U.S. labor market on solid footing; manufacturing still slowing

FAN Editor
FILE PHOTO: Job seekers speak with potential employers at a City of Boston Neighborhood Career Fair on May Day in Boston
FILE PHOTO: Job seekers speak with potential employers at a City of Boston Neighborhood Career Fair on May Day in Boston, Massachusetts, U.S., May 1, 2017. REUTERS/Brian Snyder/File Photo

June 20, 2019

By Lucia Mutikani

WASHINGTON (Reuters) – The number of Americans filing applications for unemployment benefits fell more than expected last week, pointing to underlying labor market strength despite a sharp slowdown in job growth in May.

But the outlook for the economy continues to darken. Other data on Thursday showed factory activity in the mid-Atlantic region stalled in June, likely reflecting a recent escalation in trade tensions between the United States and China.

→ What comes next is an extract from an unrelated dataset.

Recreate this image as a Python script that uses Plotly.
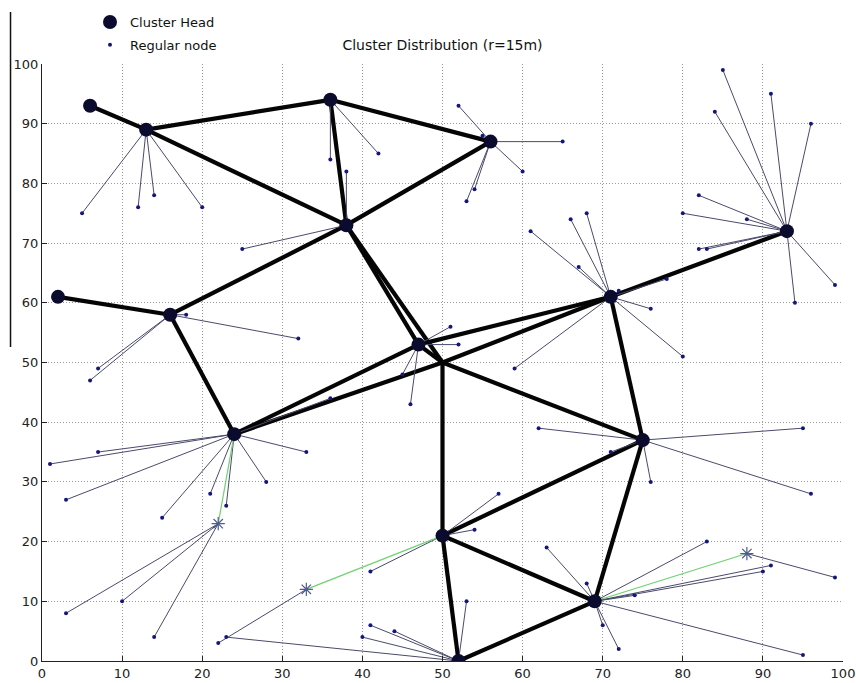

The trade war has increased uncertainty over the U.S. economic outlook, prompting the Federal Reserve on Wednesday to signal it could cut interest rates by as much as half a percentage point over the rest of this year. The U.S. central bank kept rates unchanged on Wednesday.

Initial claims for state unemployment benefits dropped 6,000 to a seasonally adjusted 216,000 for the week ended June 15, the Labor Department said. Economists polled by Reuters had forecast claims would decrease to 220,000 in the latest week.

The Labor Department said no states were estimated. The drop in claims followed three straight weekly increases. Claims are being closely watched for signs of a rise in layoffs stemming from the trade fight.

Fed Chairman Jerome Powell acknowledged the meager job gains in May and said “in light of recent developments this bears watching,” but also noted that “many labor market indicators remain strong.”

U.S. stock index futures moved slightly higher after the release of the data while U.S. Treasury yields trimmed their declines. The U.S. dollar held earlier losses.

WEAK MANUFACTURING

The four-week moving average of initial claims, considered a better measure of labor market trends as it irons out week-to-week volatility, rose 1,000 to 218,750 last week.

Last week’s claims data covered the survey period for the nonfarm payrolls component of June’s employment report. The four-week average of claims was little changed between the May and June survey period. Still, economists expect payrolls to pick up in June after increasing by 75,000 jobs in May.

Job growth has cooled from the brisk pace in 2018 in line with the economy, which is slowing as the stimulus from last year’s massive tax cuts and increased government spending fades.

The Atlanta Fed is forecasting gross domestic product rising at a 2.0% annualized rate in the second quarter. The economy grew at a 3.1% pace in the January-March quarter, boosted by a temporary burst in exports and an accumulation of inventories.

In a separate report on Thursday, the Philadelphia Fed said its business conditions index dropped to a reading of 0.3 in June from 16.6 in May. But the survey’s six-month business conditions index rose to a reading of 21.4 this month from 19.7 in May. Its six-month capital expenditures index increased to 28.0 from a reading of 23.3 in the prior month.

The sharp braking in manufacturing in the region that covers eastern Pennsylvania, southern New Jersey and Delaware was the latest indication that national factory activity continues to slow. A report from the New York Fed earlier this week showed a record plunge in its Empire State manufacturing index to more than a 2-1/2-year low in June.

Manufacturing, which accounts for about 12% of the economy, is being hobbled by an inventory overhang, especially in the automotive sector, that has left businesses placing fewer orders at factories. The trade tensions between Washington and Beijing are also causing bottlenecks in the supply chain.